Thursday, January 05, 2006

Seven Tips For Sony Regarding Its New Book Device

Sony,

We haven't forgiven you for your CD DRM fiasco, so it is with dread that we now hear that you are planning a new electronic book device. Here are seven tips to keep you from fouling it up:

1. Don't allow only Sony provided content onto the machine. In fact, open up your format so that anyone can produce a book for your machine. Allow Sony content to be readable on other machines as well.

2. Don't DRM anything. Don't work together with content providers to lock anything. Don't issue content that will only work on a single device. People who buy books for your machine may also want to read them online. Let them. People who buy books online may want to read them on your machine. Let them. Assume your customers will be honest. The billions you make from happy customers will offset the thousands you lose to book copying, which is still illegal. And you're not going to stop them, anyway.

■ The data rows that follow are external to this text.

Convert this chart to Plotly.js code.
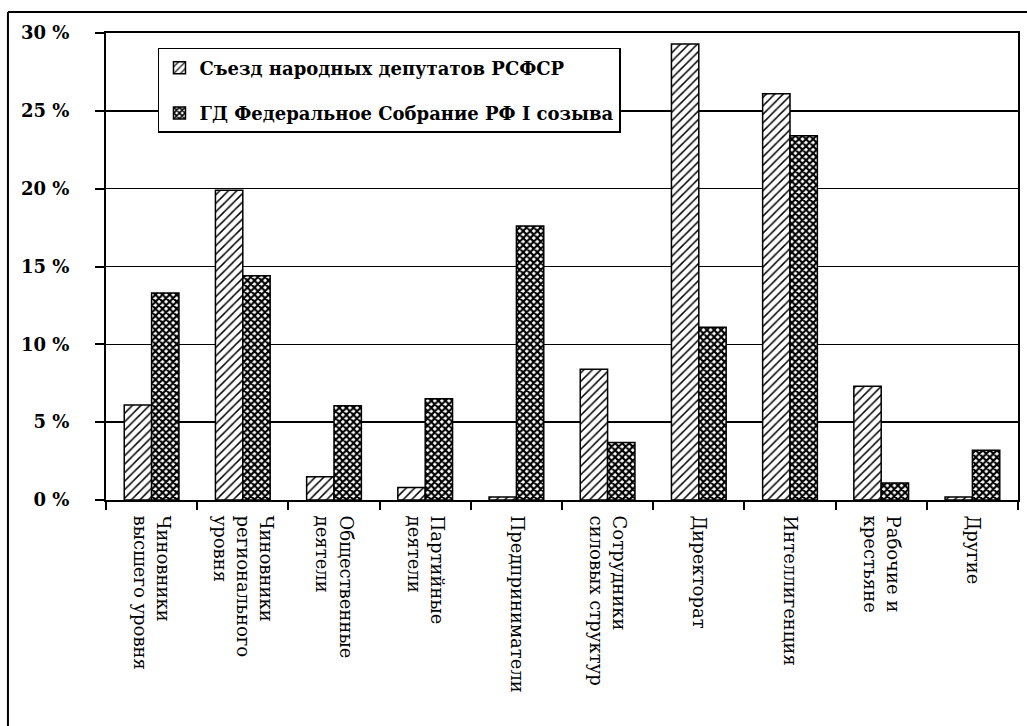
<!DOCTYPE html>
<html>
<head>
<meta charset="utf-8">
<script src="https://cdn.plot.ly/plotly-3.0.1.min.js"></script>
<style>html,body{margin:0;padding:0;background:#fff;}#chart{width:1027px;height:726px;}</style>
</head>
<body>
<div id="chart"></div>
<script>
const categories = [
  "Чиновники<br>высшего уровня",
  "Чиновники<br>регионального<br>уровня",
  "Общественные<br>деятели",
  "Партийные<br>деятели",
  "Предприниматели",
  "Сотрудники<br>силовых структур",
  "Директорат",
  "Интеллигенция",
  "Рабочие и<br>крестьяне",
  "Другие"
];
const seriesNames = ["Съезд народных депутатов РСФСР", "ГД Федеральное Собрание РФ I созыва"];
const congressRSFSR = [6.1, 19.9, 1.5, 0.8, 0.2, 8.4, 29.3, 26.1, 7.3, 0.2];
const dumaFirst = [13.3, 14.4, 6.05, 6.5, 17.6, 3.7, 11.1, 23.4, 1.1, 3.2];
const yTickVals = [0, 5, 10, 15, 20, 25, 30];
const yTickText = ["0 %", "5 %", "10 %", "15 %", "20 %", "25 %", "30 %"];

const serif = "'DejaVu Serif', 'Liberation Serif', serif";

const traces = [
  {
    type: "bar", name: seriesNames[0], x: categories, y: congressRSFSR,
    legendgroup: "a",
    marker: {
      color: "white",
      line: {color: "black", width: 1.5},
      pattern: {shape: "/", fgcolor: "black", bgcolor: "white", size: 6, solidity: 0.25}
    }
  },
  {
    type: "bar", name: seriesNames[1], x: categories, y: dumaFirst,
    legendgroup: "b",
    marker: {
      color: "white",
      line: {color: "black", width: 1.5},
      pattern: {shape: "x", fgcolor: "black", bgcolor: "white", size: 5, solidity: 0.65}
    }
  }
];

const layout = {
  width: 1027, height: 726,
  margin: {l: 106, r: 9, t: 33, b: 226},
  paper_bgcolor: "white", plot_bgcolor: "white",
  barmode: "group", bargap: 0.4, bargroupgap: 0,
  showlegend: true,
  legend: {
    x: 0.057, y: 0.968, xanchor: "left", yanchor: "top",
    bgcolor: "white", bordercolor: "black", borderwidth: 1.5,
    font: {family: serif, size: 18, color: "black", weight: "bold"},
    traceorder: "grouped", tracegroupgap: 19,
    itemclick: false
  },
  xaxis: {
    type: "category",
    tickangle: 90,
    tickson: "boundaries",
    ticks: "outside", ticklen: 8, tickwidth: 2, tickcolor: "black",
    showline: true, linecolor: "black", linewidth: 2, mirror: true,
    showgrid: false,
    tickfont: {family: serif, size: 18, color: "black"},
    ticklabelstandoff: 10,
    fixedrange: true
  },
  yaxis: {
    range: [0, 30],
    tickmode: "array",
    tickvals: yTickVals,
    ticktext: yTickText,
    ticks: "outside", ticklen: 9, tickwidth: 2, tickcolor: "black",
    showline: true, linecolor: "black", linewidth: 2, mirror: true,
    showgrid: true, gridcolor: "black", gridwidth: 1.5,
    zeroline: false,
    tickfont: {family: serif, size: 18, color: "black", weight: "bold"},
    ticklabelstandoff: 22,
    fixedrange: true
  },
  shapes: [
    {type: "line", xref: "paper", yref: "paper", x0: -0.1075, x1: -0.1075, y0: 1.045, y1: -0.49,
     line: {color: "black", width: 2}},
    {type: "line", xref: "paper", yref: "paper", x0: -0.1075, x1: 1.02, y0: 1.045, y1: 1.045,
     line: {color: "black", width: 2}}
  ]
};

Plotly.newPlot("chart", traces, layout, {staticPlot: true, displayModeBar: false});
</script>
</body>
</html>
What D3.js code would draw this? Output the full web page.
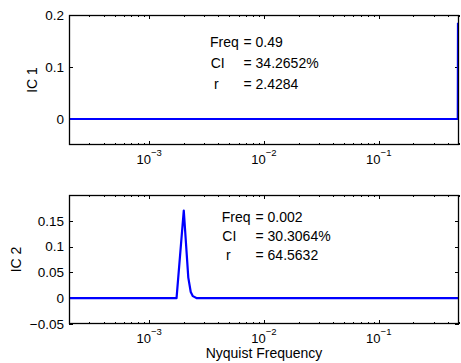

3. Price your books in such a way that we know that we're not paying for printing, binding, distribution, and all the other things that no longer apply to eBooks. In other words, price the eBooks less than regular books. Don't worry that every eBook sold represents a loss of paper sales; it doesn't, any more than DVD sales represent lost movie ticket sales. They coexist.

4. Allow us to resell the content. Allow us to resell the devices. Otherwise, it's not going to work, and you'll find someone to blame, but it will be your fault.

5. Design it for the 99% of the people who are going to buy it and how they are going to use it. That means: portable, easy to read in all light conditions, no eye strain, water-resistant, scratch-resistant.

6. Make the reading experience as book-like as possible, but include the following key features: text-to-speech, for the hard of hearing; option for big text and contrast, for the hard of seeing; bookmarks; highlighting; hypertext; wi-fi and USB connections for emailing, blogging, sharing, and tagging; automatic screensave and powersave; long battery-life; easy and cheap to fix; few and simple navigation controls.

7. Do not automatically send a unique device ID to anyone whenever the device connects to the internet. Do not try to suck any information about anything I read in order to transmit it to anyone, ever, even in bulk. Get that information from the distributors when I buy it, if you must.